Ce qu'il faut obtenir, aucun politicien professionnel ne suffira à
nous le donner à partir d'un ministère : c'est la réappropriation
de notre vie, la vitalité de la société elle-même,
de sa conscience d'elle-même comme totalité, de la solidarité,
de la responsabilité et de l'autonomie de chacun. Ce n'est pas d'une
meilleure direction, de meilleurs politiciens dont nous avons besoin mais
d'une plus grande autonomie et d'une responsabilité assumée.
Pour cela, il n'y a pas d'un côté le parti comme guide ou
bien éducateur, et de l'autre des administrés. Il y a un
dialogue, des débats qui sont organisés dans un parti et
où s'exprime une partie des contradictions de la société,
où se construit, dans les luttes, un discours politique, le passage
de l'objectif au subjectif. L'essentiel reste la société
elle-même, l'essentiel reste le mouvement social qui ne doit pas
être dirigé par un parti mais doit acquérir à
chaque fois une parole autonome.
Je le répète, seul importe vraiment le mouvement social auquel on ne peut que participer (et surtout pas le récupérer). Je suis le plus souvent dans le mouvement social, mais s'y réduire, se fondre dans la masse, c'est se vouer au sens médiatique de l'événement, qui actuellement est surtout représenté par Bourdieu, plutôt que d'en élaborer une version écologiste. Il ne faut pas médire de Bourdieu qui a soutenu les grévistes de 1995 contre la pétition d'Esprit soutenant Juppé. Mais, la position sociologique est relativiste depuis Weber et ne peut qu'ajouter des conflits dissemblables sans jamais se donner une vue d'ensemble qui les organise, sans les rapporter au système de production. L'écologie impose au contraire la conscience du global et montre, là encore, qu'on ne peut la réduire à un groupe social. La sociologie ne peut s'élever à l'universel, ce n'est pas comme sociologue que Bourdieu se bat pour l'accès à l'universel pour tous.
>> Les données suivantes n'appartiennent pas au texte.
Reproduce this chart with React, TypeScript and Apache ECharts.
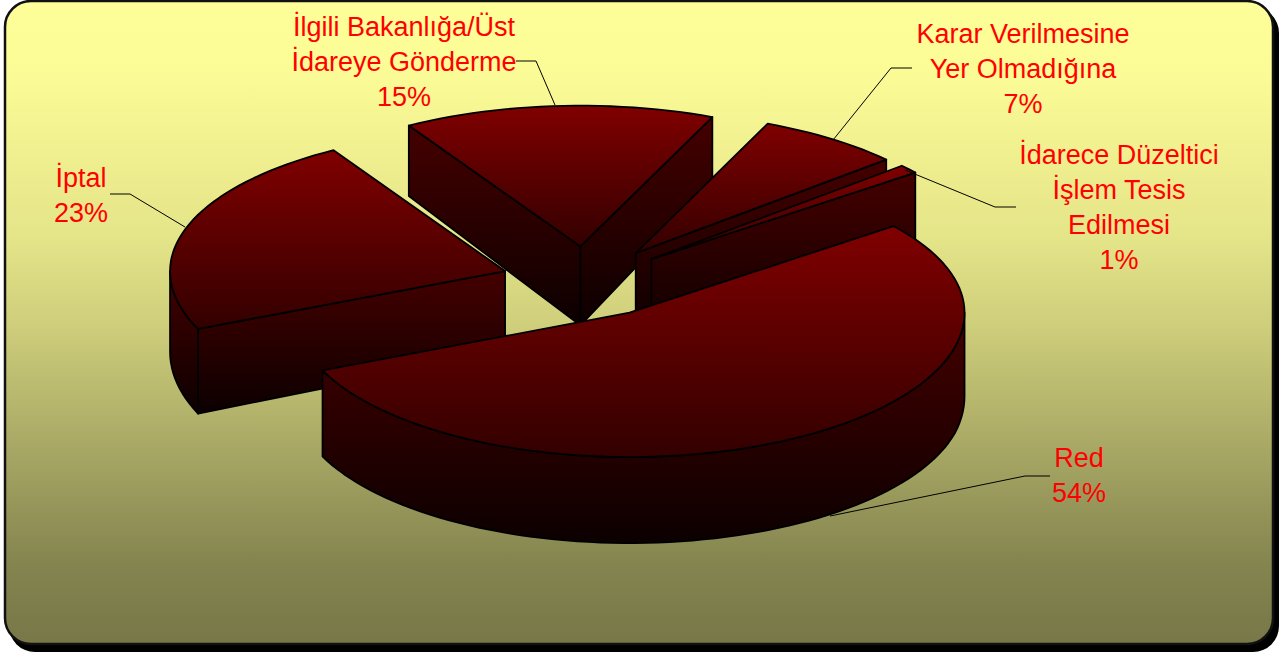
import React, { useEffect, useRef } from "react";
import * as echarts from "echarts";

const sliceNames = ["Red", "İptal", "İlgili Bakanlığa/Üst\nİdareye Gönderme", "Karar Verilmesine\nYer Olmadığına", "İdarece Düzeltici\nİşlem Tesis\nEdilmesi"];
const sliceValues = [54, 23, 15, 7, 1];
// Painter's order: back slices first, the large front slice last.
const drawOrder = [2, 3, 4, 1, 0];

const PIE = { cx: 586, cy: 282, r: 335, tiltBack: 0.42, tiltFront: 0.431, explodeTilt: 0.42, explode: 85, startDeg: 52 };
const labelCenters = [
  [1079, 475],
  [81, 195],
  [404, 62],
  [1023, 69],
  [1119, 207],
];
const leaderLines = [
  [[1050, 476], [1025, 476], [830, 516]],
  [[110, 194], [130, 194], [185, 227]],
  [[516, 61], [536, 61], [555, 105]],
  [[912, 68], [891, 68], [833, 140]],
  [[1016, 207], [995, 207], [905, 170]],
];

const grad = (a: string, b: string) => ({
  type: "linear", x: 0, y: 0, x2: 0, y2: 1,
  colorStops: [{ offset: 0, color: a }, { offset: 1, color: b }],
});
const TOP_FILL = grad("#800000", "#330000");
const WALL_FILL = grad("#450000", "#0c0000");
const EDGE = { stroke: "#000", lineWidth: 1.8, lineJoin: "round" as const };

// Slight perspective: the wall is a little taller nearer the viewer.
const wallHeight = (y: number) => Math.min(86, 79 + (y - 247) * 0.07);

function sliceAngles(index: number) {
  const total = sliceValues.reduce((s, v) => s + v, 0);
  const before = sliceValues.slice(0, index).reduce((s, v) => s + v, 0);
  const a0 = PIE.startDeg + (before / total) * 360;
  return [a0, a0 + (sliceValues[index] / total) * 360];
}

function renderSlice(_params: any, api: any) {
  const index = api.value(0);
  const [a0, a1] = sliceAngles(index);
  const mid = (((a0 + a1) / 2) * Math.PI) / 180;
  const ox = PIE.cx + PIE.explode * Math.sin(mid);
  const oy = PIE.cy - PIE.explode * Math.cos(mid) * PIE.explodeTilt;
  const rim = (deg: number) => {
    const t = (deg * Math.PI) / 180;
    const c = Math.cos(t);
    return [ox + PIE.r * Math.sin(t), oy - PIE.r * c * (c > 0 ? PIE.tiltBack : PIE.tiltFront)];
  };
  const below = (p: number[]) => [p[0], p[1] + wallHeight(p[1])];
  const arc = (from: number, to: number) => {
    const pts: number[][] = [];
    const n = Math.max(2, Math.ceil((to - from) / 2));
    for (let i = 0; i <= n; i++) pts.push(rim(from + ((to - from) * i) / n));
    return pts;
  };
  const poly = (points: number[][], fill: any) => ({
    type: "polygon", shape: { points }, style: { fill, ...EDGE }, silent: true,
  });
  const radialWall = (deg: number) =>
    poly([[ox, oy], rim(deg), below(rim(deg)), below([ox, oy])], WALL_FILL);
  const sin = (deg: number) => Math.sin((deg * Math.PI) / 180);

  const children: any[] = [];
  // A cut face shows only when its outward side turns towards the viewer.
  if (sin(a0) < 0) children.push(radialWall(a0));
  if (sin(a1) > 0) children.push(radialWall(a1));
  // Outer wall only where the rim faces the viewer (90..270 degrees clockwise from the back).
  const from = Math.max(a0, 90);
  const to = Math.min(a1, 270);
  if (to > from) {
    const upper = arc(from, to);
    children.push(poly([...upper, ...upper.map(below).reverse()], WALL_FILL));
  }
  children.push(poly([[ox, oy], ...arc(a0, a1)], TOP_FILL));
  return { type: "group", children };
}

export default function App() {
  const ref = useRef<HTMLDivElement>(null);
  useEffect(() => {
    const chart = echarts.init(ref.current!, undefined, { renderer: "svg" });
    const font = '27px "Liberation Sans", Arial, sans-serif';
    chart.setOption({
      animation: false,
      backgroundColor: "#fff",
      graphic: [
        { type: "rect", z: -10, silent: true, shape: { x: 9, y: 7, width: 1270, height: 645, r: 26 }, style: { fill: "#000" } },
        {
          type: "rect", z: -9, silent: true,
          shape: { x: 5, y: 1, width: 1268, height: 643, r: 26 },
          style: {
            fill: {
              type: "linear", x: 0, y: 0, x2: 0, y2: 1,
              colorStops: [
                { offset: 0, color: "#ffff99" },
                { offset: 0.1, color: "#fcfc97" },
                { offset: 0.37, color: "#e4e489" },
                { offset: 0.5, color: "#cfcf7c" },
                { offset: 0.87, color: "#858550" },
                { offset: 1, color: "#777748" },
              ],
            },
            stroke: "#111", lineWidth: 2.5,
          },
        },
        ...leaderLines.map((points) => ({
          type: "polyline", z: 5, silent: true, shape: { points },
          style: { fill: "none", stroke: "#000", lineWidth: 1 },
        })),
        ...sliceNames.map((name, i) => ({
          type: "text", z: 6, silent: true, x: labelCenters[i][0], y: labelCenters[i][1],
          style: {
            text: `${name}\n${sliceValues[i]}%`, font, fill: "#ff0000",
            align: "center", verticalAlign: "middle", lineHeight: 35,
          },
        })),
      ],
      series: [
        {
          type: "custom",
          coordinateSystem: "none",
          silent: true,
          renderItem: renderSlice,
          data: drawOrder.map((i) => [i, sliceValues[i], sliceNames[i]]),
        },
      ],
    });
    return () => chart.dispose();
  }, []);
  return <div ref={ref} style={{ position: "fixed", left: 0, top: 0, width: 1280, height: 655 }} />;
}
Il peut prendre une position responsable d'écologiste, il ne le fera pas comme sociologue.
Sans avoir un rôle dirigeant, un parti peut faire triompher ses propositions lorsqu'elles sont bonnes. Le rôle d'élaboration des partis ne les réserve pas à une élite, de même que le rôle de résistance des mouvements sociaux n'en dispense pas les soi-disant élites.